Also, fastmail web UI was okay but not great. I do like the new GMail UI better.

5 comments

Microsoft is particularly annoying. If I send mail from my domain via my server in Rackspace's cloud to my @outlook.com address, Microsoft classifies it as spam. I tell it that the mail is not spam--and the next one still gets classified as spam. I've done this several times now, and it is still classifying them as spam. How many freaking times do you have to tell Microsoft that something is not spam before it learns?

Compare to Yahoo. The first one to my @yahoo.com address was classified as spam, but then after I told Yahoo that it was not spam, subsequent ones come through fine.

I know right? Seriously, Office 365 spam management is a joke. Not only do Microsoft's OWN HOLIDAY PROMOTION EMAILS get marked as SPAM.. but whenever I mark an item or whitelist a domain at the Exchange level it completely ignores the rules.

Has anyone ever successfully got SPAM management working using the native O365 tools?

Well, the holiday promotion emails are spam, so it is sort of working as intended in that regard
Was about to say this. The fact that MSFT even throws their own promo emails into spam just tells me that there is no special preference kind of bias towards their own stuff, which is imo a feature, not a bug.
I have a custom domain in Fastmail, and after I did all of the DKIM/SPF and other email validation stuff (took an afternoon via their helpfiles) and got a green light from a couple authentication verifier services, I haven't had a single problem with being labeled as spam.
I had this problem in the beginning (specifically and only with hotmail), but it solved itself at some point.
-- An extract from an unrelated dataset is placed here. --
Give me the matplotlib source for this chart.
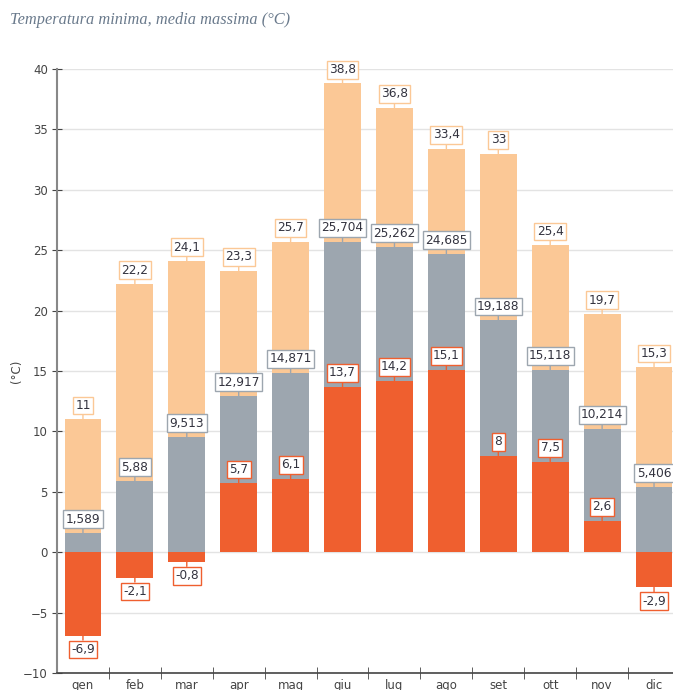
import matplotlib.pyplot as plt
import numpy as np

mesi = ['gen', 'feb', 'mar', 'apr', 'mag', 'giu', 'lug', 'ago', 'set', 'ott', 'nov', 'dic']
t_max = [11, 22.2, 24.1, 23.3, 25.7, 38.8, 36.8, 33.4, 33, 25.4, 19.7, 15.3]
t_media = [1.589, 5.88, 9.513, 12.917, 14.871, 25.704, 25.262, 24.685, 19.188, 15.118, 10.214, 5.406]
t_min = [-6.9, -2.1, -0.8, 5.7, 6.1, 13.7, 14.2, 15.1, 8, 7.5, 2.6, -2.9]

col_max = '#fbc896'
col_media = '#9da6af'
col_min = '#ef5f2f'
txt_col = '#33333f'


def fmt(v):
    s = ('%.3f' % v).rstrip('0').rstrip('.')
    return s.replace('.', ',')


fig = plt.figure(figsize=(6.73, 6.90), dpi=100)
ax = fig.add_axes([57 / 673, 17 / 690, 623 / 673, 604 / 690])

x = np.arange(len(mesi))
w = 0.71
for vals, col in [(t_max, col_max), (t_media, col_media), (t_min, col_min)]:
    ax.bar(x, vals, width=w, color=col, zorder=2)

# etichette con riquadro e trattino verso la barra
for vals, col in [(t_max, col_max), (t_media, col_media), (t_min, col_min)]:
    for i, v in enumerate(vals):
        off = 10 if v >= 0 else -10
        ax.annotate(fmt(v), xy=(i, v), xytext=(0, off), textcoords='offset points',
                    ha='center', va='center', fontsize=8.7, color=txt_col,
                    family='DejaVu Sans', zorder=5,
                    bbox=dict(boxstyle='square,pad=0.2', fc='white', ec=col, lw=1),
                    arrowprops=dict(arrowstyle='-', color=col, lw=1, shrinkA=0, shrinkB=0))

ax.set_ylim(-10, 40)
ax.set_xlim(-0.5, 11.5)
ax.set_yticks(np.arange(-10, 41, 5))
ax.yaxis.grid(True, color='#e3e3e3', lw=1, zorder=0)
ax.set_axisbelow(True)

ax.set_xticks(x)
ax.set_xticklabels(mesi)
ax.set_xticks(np.arange(0.5, 11.5, 1), minor=True)
ax.tick_params(axis='x', which='major', length=0, labelsize=8.5, labelcolor='#444444', pad=4)
ax.tick_params(axis='x', which='minor', length=8, direction='inout', color='#444444')
ax.tick_params(axis='y', length=7, direction='inout', color='#444444', labelsize=8.5,
               labelcolor='#444444', pad=3)

for s in ['top', 'right']:
    ax.spines[s].set_visible(False)
ax.spines['left'].set_color('#888888')
ax.spines['left'].set_linewidth(1.5)
ax.spines['bottom'].set_color('#444444')
ax.spines['bottom'].set_linewidth(1.2)

ax.set_ylabel('(°C)', fontsize=8.5, color='#444444', labelpad=0)

fig.text(10 / 673, 1 - 20 / 690, 'Temperatura minima, media massima (°C)',
         fontsize=11.8, style='italic', family='Liberation Serif', color='#6a7a8c',
         ha='left', va='center')

fig.savefig('out.png', dpi=100)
No idea if it was something that fastmail did or that hotmail did.

I have been using fastmail for one year and had zero other problems. If we don't move away from gmail, we will lose email, which is one of the only true decentralized and free protocols still left.

I had the reverse problem, stopped accepting my mails, after decade of non issue.

I think it's time we organise ourselves as small mail provider organisation. Anybody feeling the same please ping me.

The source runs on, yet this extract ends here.